Romney had also held money meant to reduce caseloads
The Patriot Ledger
Gov. Deval Patrick has quietly extended a Romney administration freeze on money appropriated last year to reduce high caseloads at the overburdened Department of Social Services. Commissioner Harry Spence has appealed to administration officials to lift the freeze. “Caseloads are rising rapidly, and we’re very concerned,” Spence said Thursday, March 15.
“We have said (to administration officials) that this is getting critical.”
As of Jan. 31, more than one-third of the state’s 1,800 social workers were carrying more than the 18-case maximum set by their union contract. The Child Welfare League recommends a maximum of 15 cases.
Jose Martinez, a spokesman for Patrick, could not immediately provide information.
Ed Malloy, head of the Department of Social Services unit of Service Employees International Union Local 509, said he was shocked to find out that Patrick maintained the freeze.
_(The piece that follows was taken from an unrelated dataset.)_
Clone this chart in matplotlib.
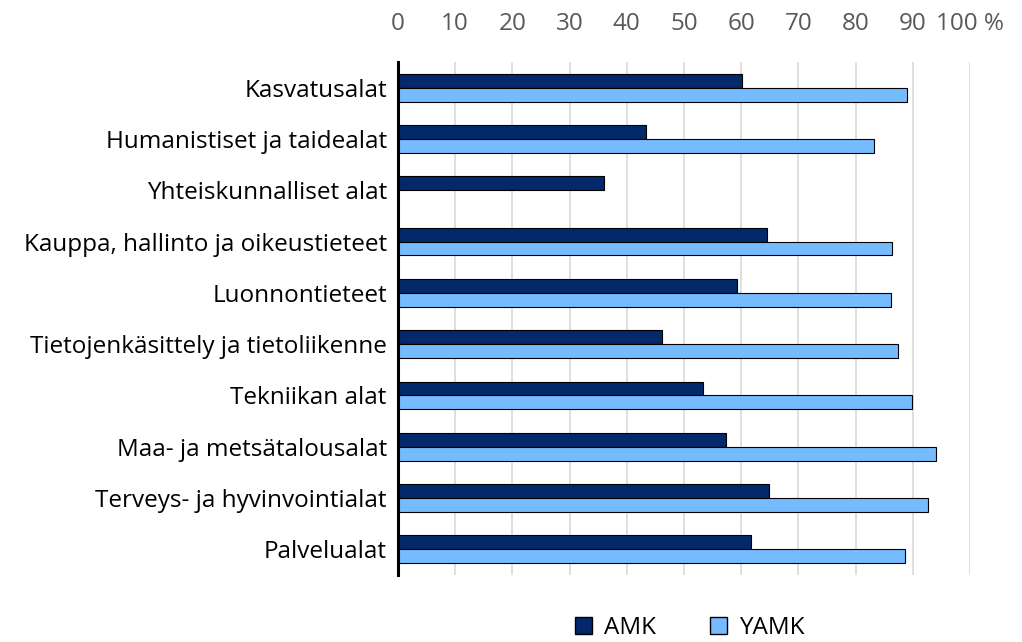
import numpy as np
import matplotlib
matplotlib.use("Agg")
import matplotlib.pyplot as plt
from matplotlib.patches import Patch

plt.rcParams['font.family'] = ['Open Sans', 'DejaVu Sans']

##Data
categories = ["Kasvatusalat", "Humanistiset ja taidealat", "Yhteiskunnalliset alat",
              "Kauppa, hallinto ja oikeustieteet", "Luonnontieteet",
              "Tietojenkäsittely ja tietoliikenne", "Tekniikan alat",
              "Maa- ja metsätalousalat", "Terveys- ja hyvinvointialat", "Palvelualat"]
amk  = [60.2, 43.4, 36.0, 64.6, 59.2, 46.1, 53.4, 57.4, 64.9, 61.7]
yamk = [89.0, 83.3, np.nan, 86.3, 86.2, 87.5, 89.9, 94.0, 92.7, 88.7]
xticks = [0, 10, 20, 30, 40, 50, 60, 70, 80, 90, 100]
xticklabels = ["0", "10", "20", "30", "40", "50", "60", "70", "80", "90", "100 %"]

##Style
c_amk  = '#03296B'
c_yamk = '#75BBFD'
label  = 17.5
bar_h  = 0.27

fig = plt.figure(figsize=(10.22, 6.42), dpi=100)
ax = fig.add_axes([0.3894, 0.1044, 0.5597, 0.799])

y = np.arange(len(categories))
ax.barh(y - bar_h/2, amk, height=bar_h, color=c_amk, edgecolor='black', lw=0.8, zorder=3)
ax.barh(y + bar_h/2, yamk, height=bar_h, color=c_yamk, edgecolor='black', lw=0.8, zorder=3)

ax.set_ylim(len(categories) - 0.5, -0.5)
ax.set_yticks(y)
ax.set_yticklabels(categories, fontsize=label, color='black')
ax.set_xlim(0, 100)
ax.set_xticks(xticks)
ax.set_xticklabels(xticklabels, fontsize=label, color='#595959')
ax.xaxis.tick_top()
ax.tick_params(axis='x', length=0, pad=19)
ax.tick_params(axis='y', length=0, pad=8)
ax.xaxis.grid(color='#d9d9d9', lw=1.2, zorder=0)
for s in ['top', 'right', 'bottom']:
    ax.spines[s].set_visible(False)
ax.spines['left'].set_linewidth(2.2)
ax.spines['left'].set_zorder(4)

handles = [Patch(facecolor=c_amk, edgecolor='black', label='AMK'),
           Patch(facecolor=c_yamk, edgecolor='black', label='YAMK')]
fig.legend(handles=handles, loc='center', bbox_to_anchor=(0.675, 0.022), ncol=2,
           frameon=False, fontsize=label, handlelength=0.7, handleheight=0.7,
           handletextpad=0.5, columnspacing=2.2)

fig.savefig('out.png', dpi=100)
Seventy percent of social workers now exceed the 15-case standard, Malloy said.
“To not spend money that’s already been allocated by the Legislature could be seen to be unconscionable,” he said. “I thought kids were our priority.”
Patrick’s extension of the freeze was not disclosed at last month’s hearings of the Legislature’s Special Committee on Child Abuse and Neglect, at which Spence outlined plans to make more nurses, doctors and psychiatrists available to assess children with mental or physical illness.
The hearing came in the wake of the death of 4-year-old Rebecca Riley. She died in Hull on Dec. 13 and her parents, Michael Riley, 34, and Carolyn Riley, 32, are charged with killing her by repeatedly giving her overdoses of clonidine, a blood-pressure drug used to treat mental illness in children.
At the time of the hearing, Patrick said: “I’m very concerned about the Rebecca Riley case. I’m concerned about whether the recommendations that were brought forward after the Haleigh Poutre case were actually implemented,” referring to another case of child abuse for which the DSS came under intense criticism.
The Legislature appropriated money to hire an additional 160 social workers this fiscal year, which ends June 30. Romney ordered a freeze on the money and also restricted the total number of employees, Spence said.
Patrick kept the limit in place.
“This is so important that it ought to be an exception,” Spence said.
Spence also said the department will probably need $10 million to $11 million more this year to cover additional demand for services and other additional costs.
Patrick’s proposed budget for fiscal 2008 would cut spending for residential services such as group homes by $4 million, which will end up affecting services to children living at home, Spence said.